Print, word for word, every line from the beginning of the listing up to and including the line with "from matplotlib import font_manager". Pictures are to be excluded.
:: Recorded information
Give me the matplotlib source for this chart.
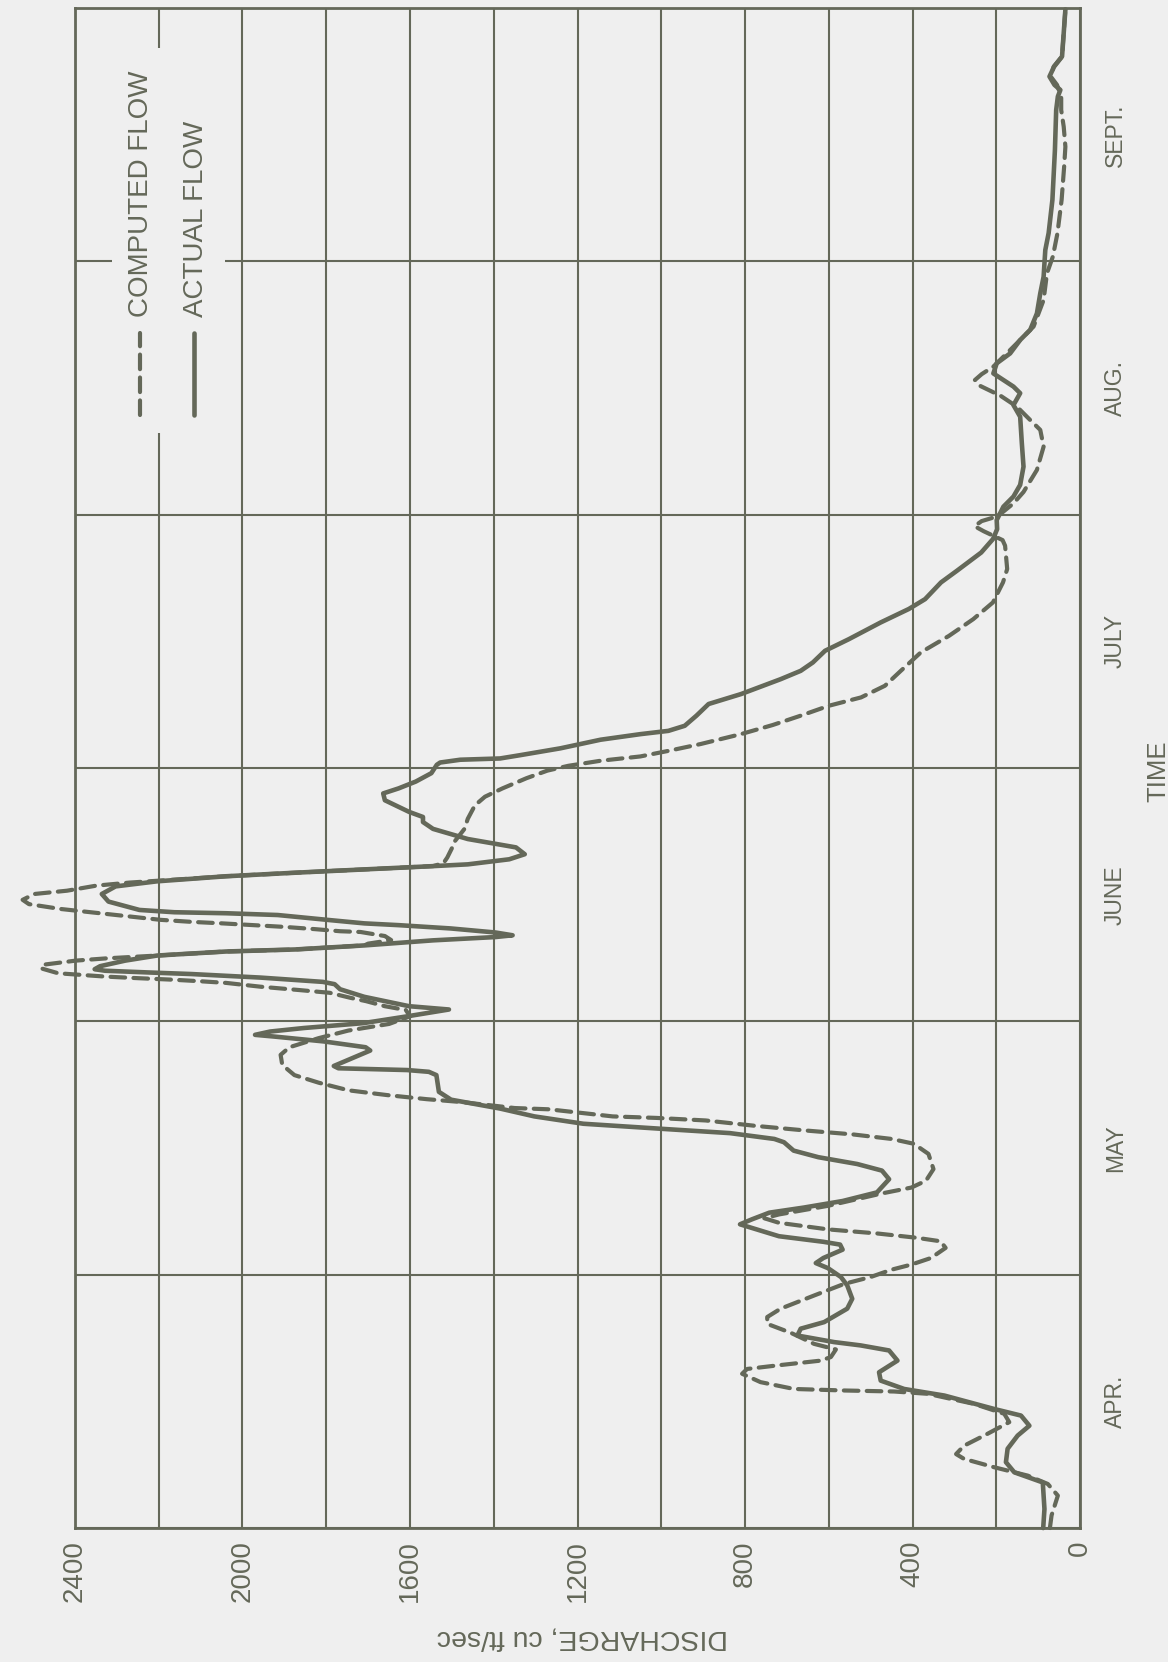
import matplotlib
matplotlib.use("Agg")
import matplotlib.pyplot as plt
from matplotlib.lines import Line2D
from matplotlib.patches import Rectangle
from matplotlib import font_manager

# ---------------------------------------------------------------------------
# Data: time in months after 1 April, discharge in cu ft/sec
# ---------------------------------------------------------------------------
actual_t = [
    0.00, 0.075, 0.18, 0.22, 0.26, 0.313, 0.365, 0.404, 0.444, 0.47, 0.523,
    0.549, 0.582, 0.615, 0.661, 0.701, 0.721, 0.734, 0.76, 0.787, 0.813,
    0.866, 0.905, 0.958, 0.991,
    1.026, 1.046, 1.066, 1.099, 1.119, 1.130, 1.152, 1.199, 1.219, 1.245,
    1.265, 1.291, 1.325, 1.377, 1.411, 1.437, 1.464, 1.490, 1.523, 1.536,
    1.559, 1.576, 1.596, 1.625, 1.656, 1.691, 1.722, 1.788, 1.801, 1.808,
    1.815, 1.824, 1.885, 1.898, 1.921, 1.940, 1.947, 1.960, 1.974, 1.993,
    2.020, 2.047,
    2.060, 2.097, 2.127, 2.147, 2.156, 2.173, 2.187, 2.193, 2.200, 2.206,
    2.218, 2.240, 2.260, 2.276, 2.284, 2.300, 2.320, 2.333, 2.340, 2.351,
    2.367, 2.380, 2.387, 2.400, 2.420, 2.427, 2.431, 2.440, 2.473, 2.503,
    2.533, 2.553, 2.573, 2.587, 2.600, 2.613, 2.620, 2.640, 2.660, 2.687,
    2.720, 2.760, 2.787, 2.807, 2.827, 2.873, 2.900, 2.920, 2.947, 2.980,
    3.013,
    3.022, 3.033, 3.038, 3.051, 3.078, 3.112, 3.134, 3.147, 3.167, 3.207,
    3.253, 3.292, 3.351, 3.384, 3.417, 3.463, 3.509, 3.575, 3.628, 3.667,
    3.733, 3.779, 3.851, 3.904, 3.943,
    3.979, 4.032, 4.072, 4.118, 4.190, 4.282, 4.387, 4.433, 4.480, 4.506,
    4.558, 4.598, 4.637, 4.690, 4.730, 4.795, 4.874, 4.940,
    5.045, 5.112, 5.243, 5.440, 5.598, 5.651, 5.677, 5.697, 5.730, 5.769,
    5.809, 5.900, 5.995,
]
actual_q = [
    88, 85, 89, 157, 177, 173, 149, 121, 141, 205, 324,
    420, 476, 480, 436, 456, 524, 587, 675, 667, 611,
    556, 544, 556, 571,
    602, 631, 613, 567, 573, 613, 719, 812, 783, 742,
    660, 567, 485, 456, 473, 532, 625, 684, 707, 730,
    836, 999, 1186, 1303, 1385, 1502, 1531, 1537, 1555, 1607,
    1771, 1782, 1695, 1706, 1806, 1923, 1970, 1934, 1853, 1712,
    1607, 1507,
    1602, 1709, 1767, 1780, 1808, 1957, 2122, 2221, 2328, 2353,
    2340, 2280, 2204, 2039, 1874, 1709, 1545, 1396, 1355, 1396,
    1503, 1627, 1709, 1792, 1916, 2039, 2163, 2246, 2320, 2336,
    2303, 2204, 2039, 1874, 1709, 1545, 1462, 1363, 1326, 1347,
    1462, 1545, 1569, 1569, 1602, 1660, 1664, 1627, 1586, 1549,
    1536,
    1528, 1480, 1385, 1337, 1241, 1145, 1050, 983, 944, 916,
    887, 810, 715, 667, 638, 609, 552, 476, 409, 370,
    332, 294, 236, 208, 198,
    199, 183, 159, 143, 135, 139, 143, 159, 143, 159,
    207, 199, 167, 143, 119, 103, 95, 87,
    83, 75, 66, 60, 57, 53, 47, 61, 73, 62,
    43, 39, 35,
]

computed_t = [
    0.00, 0.05, 0.128, 0.174, 0.207, 0.240, 0.273, 0.292, 0.325, 0.372,
    0.418, 0.451, 0.490, 0.530, 0.539, 0.543, 0.549, 0.576, 0.609, 0.628,
    0.642, 0.661, 0.675, 0.705, 0.727, 0.771, 0.806, 0.833, 0.866, 0.918,
    0.964, 0.991,
    1.020, 1.040, 1.066, 1.106, 1.132, 1.146, 1.163, 1.179, 1.205, 1.223,
    1.238, 1.272, 1.321, 1.344, 1.371, 1.417, 1.477, 1.517, 1.536, 1.554,
    1.570, 1.588, 1.609, 1.619, 1.625, 1.638, 1.653, 1.658, 1.682, 1.693,
    1.709, 1.728, 1.758, 1.788, 1.828, 1.868, 1.898, 1.934, 1.964, 1.990,
    2.020,
    2.045, 2.060, 2.080, 2.093, 2.113, 2.124, 2.137, 2.152, 2.159, 2.165,
    2.171, 2.177, 2.190, 2.210, 2.225, 2.240, 2.249, 2.260, 2.276, 2.284,
    2.300, 2.307, 2.321, 2.337, 2.353, 2.356, 2.364, 2.373, 2.380, 2.387,
    2.393, 2.401, 2.416, 2.431, 2.444, 2.463, 2.480, 2.503, 2.516, 2.536,
    2.548, 2.557, 2.573, 2.587, 2.600, 2.613, 2.625, 2.647, 2.687, 2.707,
    2.760, 2.800, 2.853, 2.887, 2.920, 2.960, 2.990,
    3.009, 3.029, 3.046, 3.068, 3.095, 3.134, 3.170, 3.207, 3.246, 3.279,
    3.325, 3.384, 3.457, 3.522, 3.588, 3.654, 3.733, 3.786, 3.878, 3.900,
    3.935, 3.955, 3.975, 3.990, 4.010,
    4.045, 4.090, 4.177, 4.269, 4.335, 4.374, 4.427, 4.470, 4.510, 4.532,
    4.555, 4.585, 4.637, 4.690, 4.743, 4.848, 4.953,
    5.019, 5.111, 5.243, 5.374, 5.453, 5.532, 5.598, 5.651, 5.697, 5.730,
    5.769, 5.809, 5.900, 5.995,
]
computed_q = [
    72, 68, 53, 77, 125, 205, 277, 296, 277, 221,
    169, 181, 253, 364, 444, 563, 683, 763, 807, 795,
    723, 619, 595, 583, 635, 691, 747, 747, 715, 635,
    563, 500,
    450, 403, 356, 321, 333, 391, 485, 602, 719, 754,
    719, 602, 473, 403, 368, 350, 362, 397, 450, 543,
    660, 777, 894, 1011, 1116, 1186, 1268, 1350, 1479, 1560,
    1654, 1747, 1818, 1876, 1905, 1909, 1888, 1818, 1747, 1650,
    1600,
    1610, 1660, 1705, 1742, 1792, 1866, 1957, 2039, 2105, 2171,
    2254, 2328, 2440, 2482, 2470, 2398, 2324, 2204, 2039, 1874,
    1709, 1700, 1645, 1660, 1718, 1767, 1825, 1899, 1973, 2048,
    2122, 2196, 2279, 2361, 2435, 2510, 2525, 2497, 2419, 2349,
    2270, 2188, 2039, 1874, 1709, 1545, 1520, 1511, 1499, 1495,
    1470, 1462, 1445, 1421, 1379, 1322, 1272,
    1222, 1145, 1050, 983, 906, 810, 734, 667, 600, 523,
    466, 428, 380, 313, 255, 208, 184, 174, 179, 185,
    230, 252, 235, 205, 185,
    159, 135, 103, 87, 95, 119, 151, 190, 240, 251,
    235, 207, 175, 143, 111, 87, 79,
    65, 54, 44, 38, 35, 39, 45, 45, 55, 70,
    63, 43, 39, 35,
]

month_labels = ["APR.", "MAY", "JUNE", "JULY", "AUG.", "SEPT."]
discharge_ticks = [0, 400, 800, 1200, 1600, 2000, 2400]
discharge_grid = list(range(0, 2401, 200))

# ---------------------------------------------------------------------------
# Styling
# ---------------------------------------------------------------------------
INK = "#646859"
PAPER = "#efefef"

installed = {f.name for f in font_manager.fontManager.ttflist}
SANS = ["Liberation Sans", "DejaVu Sans"]
if "Liberation Sans Narrow" in installed:
    NARROW = ["Liberation Sans Narrow", "DejaVu Sans"]
    narrow_size = 19.5
else:
    NARROW = SANS
    narrow_size = 16.5

plt.rcParams["font.family"] = SANS

fig = plt.figure(figsize=(11.68, 16.62), dpi=100, facecolor=PAPER)
ax = fig.add_axes([0.0642, 0.0806, 0.8605, 0.9145])
ax.set_facecolor(PAPER)

# Discharge runs right-to-left along the bottom, time runs upward
ax.set_xlim(2400, 0)
ax.set_ylim(0, 6)

ax.set_xticks(discharge_ticks)
ax.set_xticks(discharge_grid, minor=True)
ax.set_xticklabels([str(v) for v in discharge_ticks], rotation=90,
                   fontsize=20, color=INK)
ax.tick_params(axis="x", which="both", length=0, pad=9)

ax.yaxis.tick_right()
ax.set_yticks(range(0, 7))
ax.set_yticklabels([])
ax.set_yticks([m + 0.5 for m in range(6)], minor=True)
ax.set_yticklabels(month_labels, minor=True, rotation=90,
                   fontsize=narrow_size, color=INK, family=NARROW,
                   va="center")
ax.tick_params(axis="y", which="both", length=0, pad=17)

ax.grid(True, axis="x", which="both", color=INK, linewidth=1.5, zorder=1)
ax.grid(True, axis="y", which="major", color=INK, linewidth=1.5, zorder=1)
ax.set_axisbelow(True)
for side in ax.spines.values():
    side.set_color(INK)
    side.set_linewidth(2.0)

# Legend panel: clear the grid behind it
ax.add_patch(Rectangle((0.0368, 0.7204), 0.1125, 0.2533,
                       transform=ax.transAxes, facecolor=PAPER,
                       edgecolor="none", zorder=1.5))
ax.add_line(Line2D([0.0647, 0.0647], [0.7322, 0.7862],
                   transform=ax.transAxes, color=INK, linewidth=3.0,
                   linestyle=(0, (3.5, 2.0)), dash_capstyle="round",
                   zorder=3))
ax.add_line(Line2D([0.1184, 0.1184], [0.7322, 0.7862],
                   transform=ax.transAxes, color=INK, linewidth=3.3,
                   solid_capstyle="round", zorder=3))
ax.text(0.0654, 0.797, "COMPUTED FLOW", transform=ax.transAxes,
        rotation=90, ha="center", va="bottom", fontsize=20, color=INK)
ax.text(0.1204, 0.797, "ACTUAL FLOW", transform=ax.transAxes,
        rotation=90, ha="center", va="bottom", fontsize=20, color=INK)

# Flow curves
ax.plot(computed_q, computed_t, color=INK, linewidth=3.0,
        linestyle=(0, (3.5, 2.0)), dash_capstyle="round",
        solid_joinstyle="round", clip_on=False, zorder=3)
ax.plot(actual_q, actual_t, color=INK, linewidth=3.3,
        solid_joinstyle="round", solid_capstyle="round",
        clip_on=False, zorder=4)

# Axis titles
ax.text(1.0776, 0.498, "TIME", transform=ax.transAxes, rotation=90,
        ha="center", va="center", fontsize=18.5, color=INK)
ax.text(0.5045, -0.072, "DISCHARGE, cu ft/sec", transform=ax.transAxes,
        rotation=180, ha="center", va="center", fontsize=20.5, color=INK)

fig.savefig("out.png", dpi=100, facecolor=PAPER)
::::
=== Expected answer ===
Give me the matplotlib source for this chart.
import matplotlib
matplotlib.use("Agg")
import matplotlib.pyplot as plt
from matplotlib.lines import Line2D
from matplotlib.patches import Rectangle
from matplotlib import font_manager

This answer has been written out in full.